Visual Arts Programme
The Concourse Installation 2002
Daniel de Chenu The Captured Moment
What is time? Why does it seem so short these days? Can it run out? Why does time seem to slow down and speed up – depending on what you’re doing? Caught between frantic anticipation of the on-rushing future, and anxious nostalgia for the ever-receding past, how can we find space to consider the present? When exactly is ‘now’? And how many of us actually experience it in our constant preoccupation with what has just happened, and what is to come?
John Berger suggests that we exist within two times: the time of our physical lives, in which we move from birth to death; and the time of our consciousness. The first of these times is a relatively simple affair, as Berger says, it “understands itself.” It is the coexistence of the two times within man which gives rise to the philosophical duality between matter and mind, physical and spiritual which is at the heart of Daniel de Chenu’s The Captured Moment.
Constructed from wood, The Captured Moment presents the word ‘NOW’ in three three-dimensional, blue-painted letters, placed so that you are confronted with them as you enter the main building. Each letter is fifteen feet high, and the word itself fills the concourse space with its insistent presence. Moving around the letters, the word reveals itself, its size reminiscent of the gargantuan sculptures of Claes Oldenburg and Coosje van Bruggen which transform everyday objects (like a lipstick, a baseball bat, a spoon with a cherry on it…), and recontextualise them by presenting them at a massive scale. Here, the word then changes, until at an oblique angle it calls to mind more the curved forms of Robert Morris’ Primary Structures made at the beginnings of what would go on to become known as installation art.
The ‘NOW’ is on a monumental scale, putting the installation in context with other monuments. Yet other monuments are usually to what is past, and this is a monument to the present. The comparison is further undercut by the playful shape, the colour and the scale of the letters. At once pop art, they could also almost be gigantic fridge magnets. The ‘O’ is straight out of the iconic HOLLYWOOD sign. The colour blue is usually used in art to connote spirituality, but here the presence of these letters is so immediately physical. Again and again, The Captured Moment presents us with suggested meanings, only to overturn them again with paradoxes, absurdities and alternatives.

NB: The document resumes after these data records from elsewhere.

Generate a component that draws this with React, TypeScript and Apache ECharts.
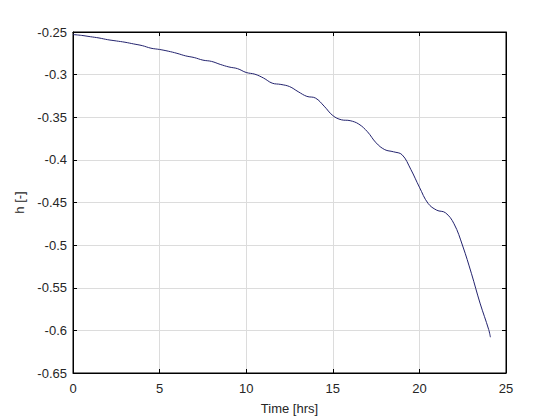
import React, { useEffect, useRef } from "react";
import * as echarts from "echarts";

const hours = [0, 0.5, 1, 1.5, 2, 2.5, 3, 3.5, 4, 4.5, 5, 5.5, 6, 6.5, 7, 7.5, 8, 8.5, 9, 9.5, 10, 10.5, 11, 11.5, 12, 12.5, 13, 13.5, 14, 14.5, 15, 15.5, 16, 16.5, 17, 17.5, 18, 18.5, 19, 19.5, 20, 20.5, 21, 21.5, 22, 22.5, 23, 23.5, 24, 24.1];
const hValues = [-0.253, -0.254, -0.2555, -0.257, -0.259, -0.2605, -0.262, -0.264, -0.266, -0.269, -0.2705, -0.2725, -0.275, -0.278, -0.28, -0.283, -0.2845, -0.288, -0.291, -0.293, -0.2975, -0.2995, -0.304, -0.31, -0.3115, -0.314, -0.32, -0.3255, -0.3275, -0.337, -0.348, -0.353, -0.354, -0.358, -0.367, -0.38, -0.388, -0.3905, -0.394, -0.411, -0.432, -0.451, -0.459, -0.462, -0.475, -0.501, -0.533, -0.568, -0.599, -0.608];

const xTicks = { min: 0, max: 25, interval: 5 };
const yTicks = { min: -0.65, max: -0.25, interval: 0.05 };

export default function App() {
  const ref = useRef<HTMLDivElement>(null);
  useEffect(() => {
    if (!ref.current) return;
    const chart = echarts.init(ref.current, null, { renderer: "svg" });
    const labelStyle = { color: "#262626", fontSize: 13, fontFamily: "Liberation Sans, Arial, sans-serif" };
    const fmtY = (v: number) => parseFloat(v.toFixed(2)).toString();
    chart.setOption({
      animation: false,
      backgroundColor: "#ffffff",
      grid: {
        left: 73, right: 54, top: 32, bottom: 47,
        outerBoundsMode: "none", containLabel: false,
        show: true, borderColor: "#000", borderWidth: 1, backgroundColor: "transparent",
      },
      xAxis: [
        {
          type: "value", min: xTicks.min, max: xTicks.max, interval: xTicks.interval,
          name: "Time [hrs]", nameLocation: "middle", nameGap: 29,
          nameTextStyle: labelStyle,
          axisLine: { show: true, onZero: false, lineStyle: { color: "#000", width: 1 } },
          axisTick: { show: true, inside: true, length: 4, lineStyle: { color: "#000" } },
          axisLabel: { ...labelStyle, margin: 9 },
          splitLine: { show: true, lineStyle: { color: "#dcdcdc", width: 1 } },
        },
        {
          type: "value", position: "top", min: xTicks.min, max: xTicks.max, interval: xTicks.interval,
          axisLine: { show: true, onZero: false, lineStyle: { color: "#000", width: 1 } },
          axisTick: { show: true, inside: true, length: 4, lineStyle: { color: "#000" } },
          axisLabel: { show: false },
          splitLine: { show: false },
        },
      ],
      yAxis: [
        {
          type: "value", min: yTicks.min, max: yTicks.max, interval: yTicks.interval,
          name: "h [-]", nameLocation: "middle", nameGap: 34, nameRotate: 90,
          nameTextStyle: labelStyle,
          axisLine: { show: true, onZero: false, lineStyle: { color: "#000", width: 1 } },
          axisTick: { show: true, inside: true, length: 4, lineStyle: { color: "#000" } },
          axisLabel: { ...labelStyle, margin: 6, formatter: fmtY },
          splitLine: { show: true, lineStyle: { color: "#dcdcdc", width: 1 } },
        },
        {
          type: "value", position: "right", min: yTicks.min, max: yTicks.max, interval: yTicks.interval,
          axisLine: { show: true, onZero: false, lineStyle: { color: "#000", width: 1 } },
          axisTick: { show: true, inside: true, length: 4, lineStyle: { color: "#000" } },
          axisLabel: { show: false },
          splitLine: { show: false },
        },
      ],
      series: [
        {
          type: "line",
          data: hours.map((h, i) => [h, hValues[i]]),
          smooth: 0.4,
          showSymbol: false,
          lineStyle: { color: "#23236e", width: 1 },
          xAxisIndex: 0,
          yAxisIndex: 0,
        },
      ],
    });
    return () => chart.dispose();
  }, []);
  return <div ref={ref} style={{ width: 560, height: 420, position: "absolute", left: 0, top: 0 }} />;
}
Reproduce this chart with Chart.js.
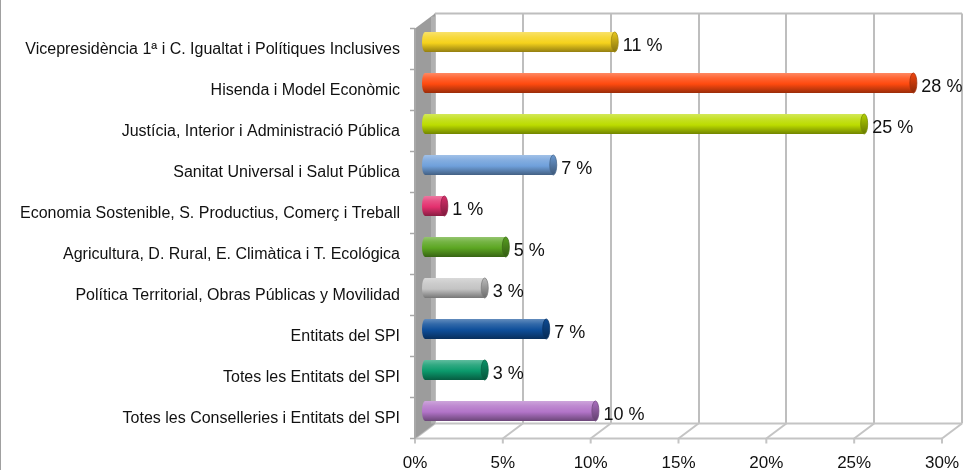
<!DOCTYPE html>
<html><head><meta charset="utf-8">
<script src="https://cdn.jsdelivr.net/npm/chart.js@4.4.1/dist/chart.umd.min.js"></script>
<style>html,body{margin:0;padding:0;background:#fff;}#wrap{width:964px;height:470px;position:relative;}</style>
</head><body><div id="wrap"><canvas id="c" width="964" height="470"></canvas></div>
<script>
const categories = [
  'Vicepresidència 1ª i C. Igualtat i Polítiques Inclusives',
  'Hisenda i Model Econòmic',
  'Justícia, Interior i Administració Pública',
  'Sanitat Universal i Salut Pública',
  'Economia Sostenible, S. Productius, Comerç i Treball',
  'Agricultura, D. Rural, E. Climàtica i T. Ecológica',
  'Política Territorial, Obras Públicas y Movilidad',
  'Entitats del SPI',
  'Totes les Entitats del SPI',
  'Totes les Conselleries i Entitats del SPI'
];
const values = [10.8, 27.8, 25.0, 7.3, 1.1, 4.6, 3.4, 6.9, 3.4, 9.7];
const barColors = ['#F5D21C', '#FF4A0F', '#BCDC00', '#6FA0DB', '#E3306E', '#5CA622', '#C4C4C4', '#0E4E9A', '#0B9A6C', '#B274C8'];
const xTickValues = [0, 5, 10, 15, 20, 25, 30];

const FONT = '"Liberation Sans", Arial, sans-serif';
const BAR_PCT = 0.49;
const BACK = {dx: 10, dy: -8};
const FRONT = {dx: -10, dy: 7};

function hexToRgb(h){h=h.replace('#','');return [parseInt(h.substr(0,2),16),parseInt(h.substr(2,2),16),parseInt(h.substr(4,2),16)];}
function mix(hex, t){
  const c = hexToRgb(hex).map(v => t>=0 ? Math.round(v + (255-v)*t) : Math.round(v*(1+t)));
  return 'rgb('+c.join(',')+')';
}
function barGradient(ctx2d, yc, h, col){
  if (!isFinite(yc) || !isFinite(h) || h <= 0) return col;
  const g = ctx2d.createLinearGradient(0, yc - h/2, 0, yc + h/2);
  g.addColorStop(0, mix(col, 0.35));
  g.addColorStop(0.25, mix(col, 0.15));
  g.addColorStop(0.55, col);
  g.addColorStop(1, mix(col, -0.4));
  return g;
}

const threeD = {
  id: 'threeD',
  beforeDatasetsDraw(chart){
    const ctx = chart.ctx, xs = chart.scales.x, ys = chart.scales.y, a = chart.chartArea;
    const x0 = xs.getPixelForValue(xTickValues[0]);
    const x1 = xs.getPixelForValue(xTickValues[xTickValues.length-1]);
    ctx.save();
    ctx.strokeStyle = '#A0A0A0'; ctx.lineWidth = 2;
    ctx.beginPath(); ctx.moveTo(0, 0); ctx.lineTo(0, 470); ctx.stroke();
    const bT = a.top + BACK.dy, bB = a.bottom + BACK.dy;
    const fT = a.top + FRONT.dy, fB = a.bottom + FRONT.dy;
    ctx.strokeStyle = '#BEBEBE'; ctx.lineWidth = 2;
    xTickValues.forEach(v => {
      const px = Math.round(xs.getPixelForValue(v) + BACK.dx);
      ctx.beginPath(); ctx.moveTo(px, bT); ctx.lineTo(px, bB); ctx.stroke();
    });
    ctx.beginPath(); ctx.moveTo(x0 + BACK.dx, bT); ctx.lineTo(x1 + BACK.dx, bT); ctx.stroke();
    ctx.strokeStyle = '#C4C4C4'; ctx.lineWidth = 2;
    ctx.beginPath();
    ctx.moveTo(x0 + FRONT.dx, fB); ctx.lineTo(x1 + FRONT.dx, fB);
    ctx.moveTo(x0 + BACK.dx, bB); ctx.lineTo(x1 + BACK.dx, bB);
    ctx.stroke();
    xTickValues.forEach(v => {
      const px = xs.getPixelForValue(v);
      ctx.beginPath(); ctx.moveTo(px + FRONT.dx, fB); ctx.lineTo(px + BACK.dx, bB); ctx.stroke();
      ctx.beginPath(); ctx.moveTo(px + FRONT.dx, fB); ctx.lineTo(px + FRONT.dx, fB + 5); ctx.stroke();
    });
    ctx.fillStyle = '#9C9C9C';
    ctx.beginPath();
    ctx.moveTo(x0 + FRONT.dx, fT); ctx.lineTo(x0 + BACK.dx, bT);
    ctx.lineTo(x0 + BACK.dx, bB); ctx.lineTo(x0 + FRONT.dx, fB); ctx.closePath(); ctx.fill();
    ctx.fillStyle = '#B0B0B0';
    ctx.fillRect(x0 + BACK.dx - 4, bT + 3, 4, bB - bT - 3);
    ctx.strokeStyle = '#A8A8A8'; ctx.lineWidth = 2;
    ctx.beginPath(); ctx.moveTo(x0 + FRONT.dx, fT); ctx.lineTo(x0 + FRONT.dx, fB); ctx.stroke();
    const step = (ys.getPixelForValue(1) - ys.getPixelForValue(0));
    ctx.lineWidth = 1.5;
    for (let i = 0; i <= categories.length; i++) {
      const py = ys.getPixelForValue(i) - step/2 + FRONT.dy;
      ctx.beginPath(); ctx.moveTo(x0 + FRONT.dx - 5, py); ctx.lineTo(x0 + FRONT.dx, py); ctx.stroke();
    }
    ctx.restore();
  },
  afterDatasetsDraw(chart){
    const ctx = chart.ctx;
    const meta = chart.getDatasetMeta(0);
    ctx.save();
    meta.data.forEach((el, i) => {
      const {x, y, base, height} = el.getProps(['x','y','base','height'], true);
      const col = barColors[i];
      const h = height;
      ctx.fillStyle = barGradient(ctx, y, h, col);
      ctx.beginPath(); ctx.ellipse(base, y, 3, h/2, 0, Math.PI/2, Math.PI*1.5); ctx.closePath(); ctx.fill();
      const g = ctx.createLinearGradient(0, y - h/2, 0, y + h/2);
      g.addColorStop(0, mix(col, -0.05)); g.addColorStop(1, mix(col, -0.45));
      ctx.fillStyle = g;
      ctx.beginPath(); ctx.ellipse(x, y, 3.5, h/2, 0, 0, Math.PI*2); ctx.fill();
      ctx.strokeStyle = mix(col, -0.35); ctx.lineWidth = 0.8; ctx.stroke();
      ctx.fillStyle = '#111';
      ctx.font = '18px ' + FONT;
      ctx.textAlign = 'left'; ctx.textBaseline = 'middle';
      ctx.fillText(Math.round(values[i]) + ' %', x + 8, y + 4);
    });
    ctx.restore();
  }
};

new Chart(document.getElementById('c'), {
  type: 'bar',
  data: {
    labels: categories,
    datasets: [{
      data: values,
      backgroundColor: (c) => {
        const ch = c.chart, ys = ch.scales && ch.scales.y;
        const col = barColors[c.dataIndex] || barColors[0];
        if (!ys || c.dataIndex === undefined) return col;
        const yc = ys.getPixelForValue(c.dataIndex);
        const step = ys.getPixelForValue(1) - ys.getPixelForValue(0);
        return barGradient(ch.ctx, yc, step * BAR_PCT, col);
      },
      borderWidth: 0,
      barPercentage: BAR_PCT,
      categoryPercentage: 1
    }]
  },
  options: {
    indexAxis: 'y',
    responsive: false,
    animation: false,
    devicePixelRatio: 1,
    layout: {padding: {top: 21.5, right: 12, left: 0, bottom: 0}},
    plugins: {legend: {display: false}, tooltip: {enabled: false}},
    scales: {
      x: {
        min: 0, max: 30,
        afterBuildTicks: (s) => { s.ticks = xTickValues.map(v => ({value: v})); },
        afterFit: (s) => { s.height = 38.5; s.paddingLeft = 0; s.paddingRight = 0; },
        ticks: {
          callback: (v) => v + '%',
          font: {family: FONT, size: 17}, color: '#111',
          labelOffset: -10, padding: 22, maxRotation: 0, autoSkip: false
        },
        grid: {display: false, drawTicks: false},
        border: {display: false}
      },
      y: {
        afterFit: (s) => { s.width = 425; s.paddingTop = 0; s.paddingBottom = 0; },
        ticks: {
          font: {family: FONT, size: 16}, color: '#111',
          labelOffset: 8, padding: 25, autoSkip: false
        },
        grid: {display: false, drawTicks: false},
        border: {display: false}
      }
    }
  },
  plugins: [threeD]
});
</script>
</body></html>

Daniel de Chenu’s artistic practice is based on his work as a photographer which began when the artist was in his teens. In photography, the image is often said to have ‘captured a moment’, to have frozen time. Christian Boltanski develops this idea further by suggesting that as the only way that the human experience of time is frozen or stopped is in death, photography actually kills its subject. de Chenu’s practice has taken him through photography and video to multi-media installation, to the point where it is the ideas behind the work which drive the material which will form their expression. In The Captured
Moment, this multi-layered approach creates a work which is accessible on many levels, with many entry points for the viewer. Here the wood, which in previous installations has been used to create the space in which to focus on the video or film piece, now forms the substance of the piece itself. It is as if you are in the work, inhabiting the ‘now’.
Placed at each corner of the installation, bench seats invite longer contemplation. Each bench is also set up with headphones for listening to one of four accompanying audio works, all based on ideas around the flow of time. In one of these, a sample from the Eircom Speaking Clock is played over a relaxation tape; the inexorable counting down of time being placed in aural opposition to the calm call to relax, to stop and rest even as the seconds of your life tick away. In another, a little boy’s voice full of childish fear is played against soothing adult humming, fear and comfort coexisting.
These sound pieces provide ways into a fuller sense of the installation. What does ‘now’ mean to you? Is it the urgent demand for instant results, gratification and attention as time passes and seems to run out? Or what about its opposite meaning – the core of stillness in the flux of time; the focal moment where you pause to draw a centring breath? The conundrum of these paradoxical positions is the central question of The Captured Moment. How do you go about searching for meaning in the face of the inevitability of the captured moment that is death? And so, in many ways this intriguing installation can also be seen to represent the paradoxical conundrum of art making itself.